The Jaswals are one of the few, perhaps the only, Sunni Muslims living on Whidbey Island. They live part time at their Keystone beach house, and hope to sell or rent their house in Bellevue to live here full time. They have been active in the community, and many in Coupeville will remember seeing their red 1969 convertible Cadillac in the 2001 Memorial Day Parade with the mayor and base commander. A few of Farooq Jaswal’s other “toys” have also been in the parade, including his 1927 Bugatti 35-D and a Delorean — the gull-winged car made famous in the “Back to the Future” movies.
Leah Jaswal calls herself an “average white girl” who happened to fall in love with and marry a Muslim man from Pakistan when they were both 18. She decided about 15 years ago, after several years of marriage, to convert to Islam.
Imam Joban noted that although Islam is one of the fastest growing religion in the United States, Islam does not “recruit” followers.
“We don’t force Islam on others,” he said. “There are no Muslim missionaries.” Instead, Joban gave examples of people who wanted to learn about Islam, and ended up embracing it. He also told of a man who wanted to bomb a mosque, but was invited inside, and was so moved by the warm welcome that he converted.
“So, give a respite to the disbelievers,” Joban told those gathered at the Jaswals. “Deal gently with them for awhile.”
According to the U.S. Department of State, America’s Muslim population is expected to surpass the Jewish population by the year 2010, making it the second-largest faith after Christianity.

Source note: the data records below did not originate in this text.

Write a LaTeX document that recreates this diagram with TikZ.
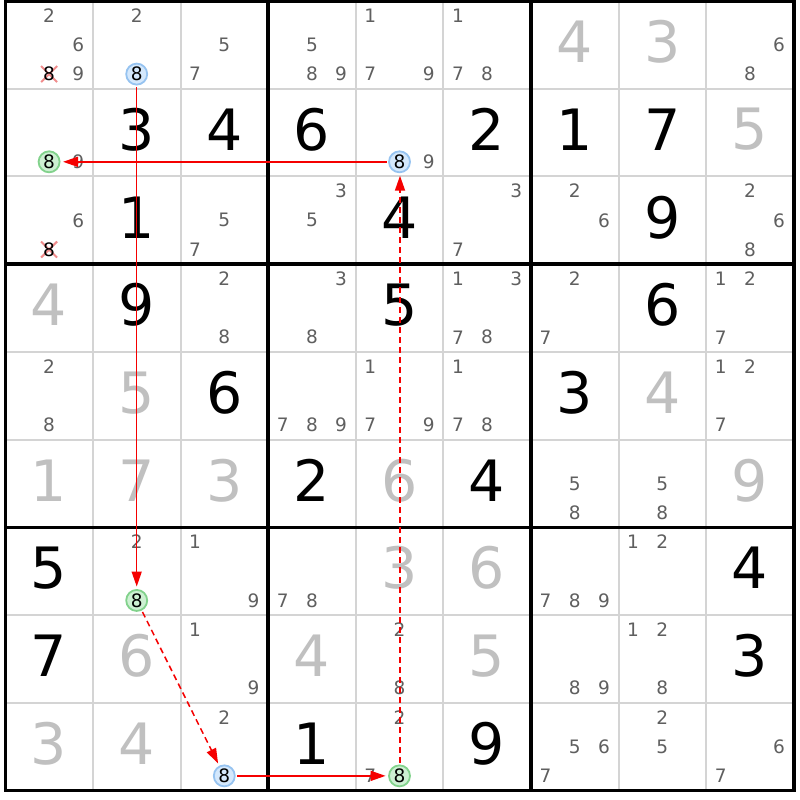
\documentclass[tikz,border=0pt]{standalone}
\usepackage{fontspec}
\setmainfont{DejaVu Sans}
\usetikzlibrary{arrows.meta}
\definecolor{candgray}{RGB}{95,95,95}
\definecolor{solvedgray}{RGB}{192,192,192}
\definecolor{gridgray}{RGB}{212,212,212}
\definecolor{bluering}{RGB}{150,195,240}
\definecolor{bluefill}{RGB}{212,232,252}
\definecolor{greenring}{RGB}{130,210,140}
\definecolor{greenfill}{RGB}{205,240,210}
\definecolor{xred}{RGB}{240,140,140}
\definecolor{linkred}{RGB}{245,0,0}
\begin{document}
\begin{tikzpicture}[x=1pt,y=-1pt,
  given/.style={font=\fontsize{57}{60}\selectfont, text=black, inner sep=0pt},
  solved/.style={given, text=solvedgray},
  cand/.style={font=\fontsize{18.5}{20}\selectfont, text=candgray, inner sep=0pt},
  hlbase/.style={circle, line width=1.8pt, minimum size=21pt, inner sep=0pt, font=\fontsize{18.5}{20}\selectfont, text=black},
  hlblue/.style={hlbase, draw=bluering, fill=bluefill},
  hlgreen/.style={hlbase, draw=greenring, fill=greenfill},
  elim/.style={cand, text=black},
  xmark/.style={draw=xred, line width=2pt},
  thinline/.style={draw=gridgray, line width=2pt},
  thickline/.style={draw=black, line width=3.6pt},
  strong/.style={draw=linkred, line width=1.5pt, -{Triangle[length=15pt,width=10pt]}, shorten >=2.5pt, shorten <=1.5pt},
  weak/.style={strong, dash pattern=on 6pt off 4pt},
]
\def\XO{5.3}\def\YO{1}\def\CX{87.6}\def\CY{87.72}
\useasboundingbox (0,0) rectangle (800,800);
\fill[white] (0,0) rectangle (800,800);
% thin grid lines
\foreach \i in {1,2,4,5,7,8} {
  \draw[thinline] ({\XO+\i*\CX},\YO) -- ({\XO+\i*\CX},{\YO+9*\CY});
  \draw[thinline] (\XO,{\YO+\i*\CY}) -- ({\XO+9*\CX},{\YO+\i*\CY});
}
% thick box lines
\foreach \i in {3,6} {
  \draw[thickline] ({\XO+\i*\CX},\YO) -- ({\XO+\i*\CX},{\YO+9*\CY});
  \draw[thickline] (\XO,{\YO+\i*\CY}) -- ({\XO+9*\CX},{\YO+\i*\CY});
}
\draw[thickline] (\XO,\YO) rectangle ({\XO+9*\CX},{\YO+9*\CY});
% given digits
\foreach \r/\c/\v in {2/2/3,2/3/4,2/4/6,2/6/2,2/7/1,2/8/7,3/2/1,3/5/4,3/8/9,
  4/2/9,4/5/5,4/8/6,5/3/6,5/7/3,6/4/2,6/6/4,7/1/5,7/9/4,8/1/7,8/9/3,9/4/1,9/6/9} {
  \node[given] (g\r\c) at ({\XO+(\c-0.5)*\CX},{\YO+(\r-0.5)*\CY-3}) {\v};
}
% solved digits
\foreach \r/\c/\v in {1/7/4,1/8/3,2/9/5,4/1/4,5/2/5,5/8/4,6/1/1,6/2/7,6/3/3,6/5/6,6/9/9,
  7/5/3,7/6/6,8/2/6,8/4/4,8/6/5,9/1/3,9/2/4} {
  \node[solved] (s\r\c) at ({\XO+(\c-0.5)*\CX},{\YO+(\r-0.5)*\CY-3}) {\v};
}
% candidates
\foreach \r/\c/\ds in {1/1/{2,6,9},1/2/{2},1/3/{5,7},1/4/{5,8,9},1/5/{1,7,9},1/6/{1,7,8},1/9/{6,8},
  2/1/{9},2/5/{9},
  3/1/{6},3/3/{5,7},3/4/{3,5},3/6/{3,7},3/7/{2,6},3/9/{2,6,8},
  4/3/{2,8},4/4/{3,8},4/6/{1,3,7,8},4/7/{2,7},4/9/{1,2,7},
  5/1/{2,8},5/4/{7,8,9},5/5/{1,7,9},5/6/{1,7,8},5/9/{1,2,7},
  6/7/{5,8},6/8/{5,8},
  7/2/{2},7/3/{1,9},7/4/{7,8},7/7/{7,8,9},7/8/{1,2},
  8/3/{1,9},8/5/{2,8},8/7/{8,9},8/8/{1,2,8},
  9/3/{2},9/5/{2,7},9/7/{5,6,7},9/8/{2,5},9/9/{6,7}} {
  \foreach \d in \ds {
    \pgfmathtruncatemacro\k{mod(\d-1,3)}
    \pgfmathtruncatemacro\m{(\d-1)/3}
    \node[cand] (c\r\c\d) at ({\XO+(\c-1)*\CX+(\k+0.5)*\CX/3},{\YO+(\r-1)*\CY+(\m+0.5)*\CY/3}) {\d};
  }
}
% eliminated candidates (crossed 8s)
\coordinate (x11) at ({\XO+1.5*\CX/3},{\YO+2.5*\CY/3});
\coordinate (x31) at ({\XO+1.5*\CX/3},{\YO+2*\CY+2.5*\CY/3});
\foreach \p in {x11,x31} {
  \draw[xmark] ([shift={(-8,-8)}]\p) -- ([shift={(8,8)}]\p);
  \draw[xmark] ([shift={(-8,8)}]\p) -- ([shift={(8,-8)}]\p);
}
\node[elim] (e11) at (x11) {8};
\node[elim] (e31) at (x31) {8};
% highlighted candidates
\node[hlblue]  (h12) at ({\XO+1*\CX+1.5*\CX/3},{\YO+0*\CY+2.5*\CY/3}) {8};
\node[hlgreen] (h72) at ({\XO+1*\CX+1.5*\CX/3},{\YO+6*\CY+2.5*\CY/3}) {8};
\node[hlblue]  (h93) at ({\XO+2*\CX+1.5*\CX/3},{\YO+8*\CY+2.5*\CY/3}) {8};
\node[hlgreen] (h95) at ({\XO+4*\CX+1.5*\CX/3},{\YO+8*\CY+2.5*\CY/3}) {8};
\node[hlblue]  (h25) at ({\XO+4*\CX+1.5*\CX/3},{\YO+1*\CY+2.5*\CY/3}) {8};
\node[hlgreen] (h21) at ({\XO+0*\CX+1.5*\CX/3},{\YO+1*\CY+2.5*\CY/3}) {8};
% chain links
\draw[strong] (h12) -- (h72);
\draw[weak]   (h72) -- (h93);
\draw[strong] (h93) -- (h95);
\draw[weak, line width=1.7pt, transform canvas={xshift=0.5pt}] (h95) -- (h25);
\draw[strong] (h25) -- (h21);
\end{tikzpicture}
\end{document}
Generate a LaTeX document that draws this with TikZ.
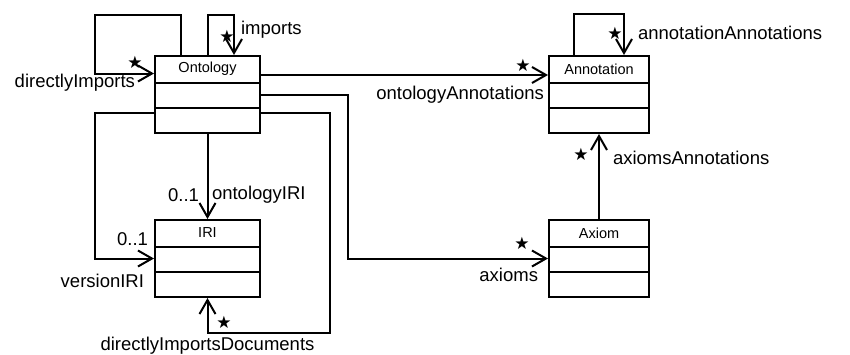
\documentclass[tikz,border=0pt]{standalone}
\usepackage{fontspec}
\setmainfont{Liberation Sans}
\newfontfamily\starfont{DejaVu Sans}
\usetikzlibrary{positioning,calc,arrows.meta}

\begin{document}
\begin{tikzpicture}[
    x=1pt, y=-1pt,
    line width=2pt,
    arrow/.style={
        -{Straight Barb[length=14pt,width=16pt,line width=2pt]},
    },
    umlclass/.style={
        rectangle,
        draw,
        minimum width=105pt,
        minimum height=77pt,
        inner sep=0pt,
    },
    classname/.style={font=\fontsize{14.5}{16}\selectfont, inner sep=0pt},
    role/.style={font=\fontsize{18.5}{21}\selectfont, inner sep=0pt},
    many/.style={font=\starfont\fontsize{17}{18}\selectfont, inner sep=0pt},
]
    \useasboundingbox (0,0) rectangle (850,354);

    % === Classes ===
    \node[umlclass] (onto) at (207.5,94.5) {};
    \node[umlclass] (iri) at (207.5,258.5) {};
    \node[umlclass, minimum width=100pt] (annot) at (599,94.5) {};
    \node[umlclass, minimum width=100pt] (axiom) at (599,258.5) {};

    \node[classname] (ontoname) at ($(onto.north)+(0,14)$) {Ontology};
    \node[classname] (iriname) at ($(iri.north)+(0,14)$) {IRI};
    \node[classname] (annotname) at ($(annot.north)+(0,14)$) {Annotation};
    \node[classname] (axiomname) at ($(axiom.north)+(0,14)$) {Axiom};

    % compartments
    \foreach \c in {onto,iri,annot,axiom} {
        \draw ($(\c.north west)+(0,27.5)$) -- ($(\c.north east)+(0,27.5)$);
        \draw ($(\c.north west)+(0,52.5)$) -- ($(\c.north east)+(0,52.5)$);
    }

    % === Associations ===
    % directlyImports (self loop)
    \draw[arrow] ($(onto.north west)+(27,0)$) |- ($(onto.north west)+(-59,-40)$) |- ($(onto.west)+(0,-21)$);
    \node[many] (s1) at ($(onto.north west)+(-19,7)$) {★};
    \node[role, anchor=east] (l1) at ($(onto.north west)+(-18,28)$) {directlyImports};

    % imports (self loop)
    \draw[arrow] ($(onto.north)+(0.5,0)$) |- ($(onto.north)+(13,-40)$) -| ($(onto.north)+(26.5,0)$);
    \node[many] (s2) at ($(onto.north)+(19.5,-19)$) {★};
    \node[role, anchor=west] (l2) at ($(onto.north)+(32.5,-25)$) {imports};

    % ontologyAnnotations
    \draw[arrow] ($(onto.east)+(0,-19.5)$) -- ($(annot.west)+(0,-19.5)$);
    \node[many] (s3) at ($(annot.north west)+(-25,10)$) {★};
    \node[role, anchor=east] (l3) at ($(annot.west)+(-3,0.5)$) {ontologyAnnotations};

    % annotationAnnotations (self loop)
    \draw[arrow] ($(annot.north)+(-25,0)$) |- ($(annot.north)+(0,-41)$) -| ($(annot.north)+(25,0)$);
    \node[many] (s4) at ($(annot.north)+(16,-22)$) {★};
    \node[role, anchor=west] (l4) at ($(annot.north)+(38,-22)$) {annotationAnnotations};

    % axiomsAnnotations
    \draw[arrow] (axiom.north) -- (annot.south);
    \node[many] (s5) at ($(annot.south)+(-18,20)$) {★};
    \node[role, anchor=west] (l5) at ($(annot.south)+(13,24)$) {axiomsAnnotations};

    % axioms
    \draw[arrow] (onto.east) -| ($(axiom.west)+(-200,0)$) -- (axiom.west);
    \node[many] (s6) at ($(axiom.west)+(-26,-15.5)$) {★};
    \node[role, anchor=east] (l6) at ($(axiom.west)+(-9,16.5)$) {axioms};

    % ontologyIRI
    \draw[arrow] (onto.south) -- (iri.north);
    \node[role, anchor=east] (m7) at ($(iri.north)+(-7.5,-24)$) {0..1};
    \node[role, anchor=west] (l7) at ($(iri.north)+(3.5,-24)$) {ontologyIRI};

    % versionIRI
    \draw[arrow] ($(onto.west)+(0,18.5)$) -| ($(iri.west)+(-59,0)$) -- (iri.west);
    \node[role, anchor=east] (m8) at ($(iri.west)+(-5,-19.5)$) {0..1};
    \node[role, anchor=east] (l8) at ($(iri.west)+(-9,22.5)$) {versionIRI};

    % directlyImportsDocuments
    \draw[arrow] ($(onto.east)+(0,18.5)$) -| ($(iri.south)+(122,35)$) -| (iri.south);
    \node[many] (s9) at ($(iri.south)+(16.5,24)$) {★};
    \node[role] (l9) at ($(iri.south)+(0,48)$) {directlyImportsDocuments};

\end{tikzpicture}
\end{document}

The state department says while there are no official population figures for religious affiliations in the United States, estimates of the Muslim population range from four million to eight million. There are nearly 2,000 mosques nationwide.

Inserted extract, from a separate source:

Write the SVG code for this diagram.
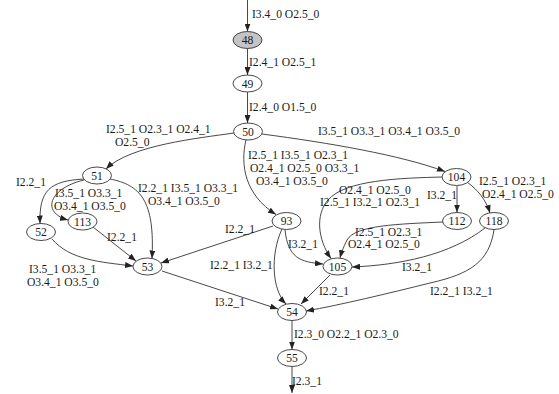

The Islamic cleric said Muslims and Christians worship the same God, and that the Islamic holy book, the Quran, in an extension of the Bible.
“They are the same teachings,” Joban said. “Mohammed (the Islamic prophet and founder of Islam) was sent for all mankind.”
Fozia Tahir, from Pakistan, wanted to dispel some of the misinformation about women and Islam.
She said the Quran treats women and men as equals, and doesn’t force women to wear veils, hijabs (head scarves) or burkas, the full body-covering robes. Instead, clothing preference is cultural, or the choice of the couple.
“Islam doesn’t force you to wear a veil,” she said.
She explained the purpose of covering the female body is to protect women from prying eyes and unwanted advances.
“A woman is like a pearl,” she said. “Her treasures are precious and hidden.”
She said in some instances a woman may choose to not wear a veil because it draws too much attention, the opposite of its intended purpose.
While the group may have attracted attention on Whidbey Island, the Jaswals say they have not had any negative experiences.
“Most people are just curious,” Farooq Jaswal said. “When they get to know us, they see we are not so different.”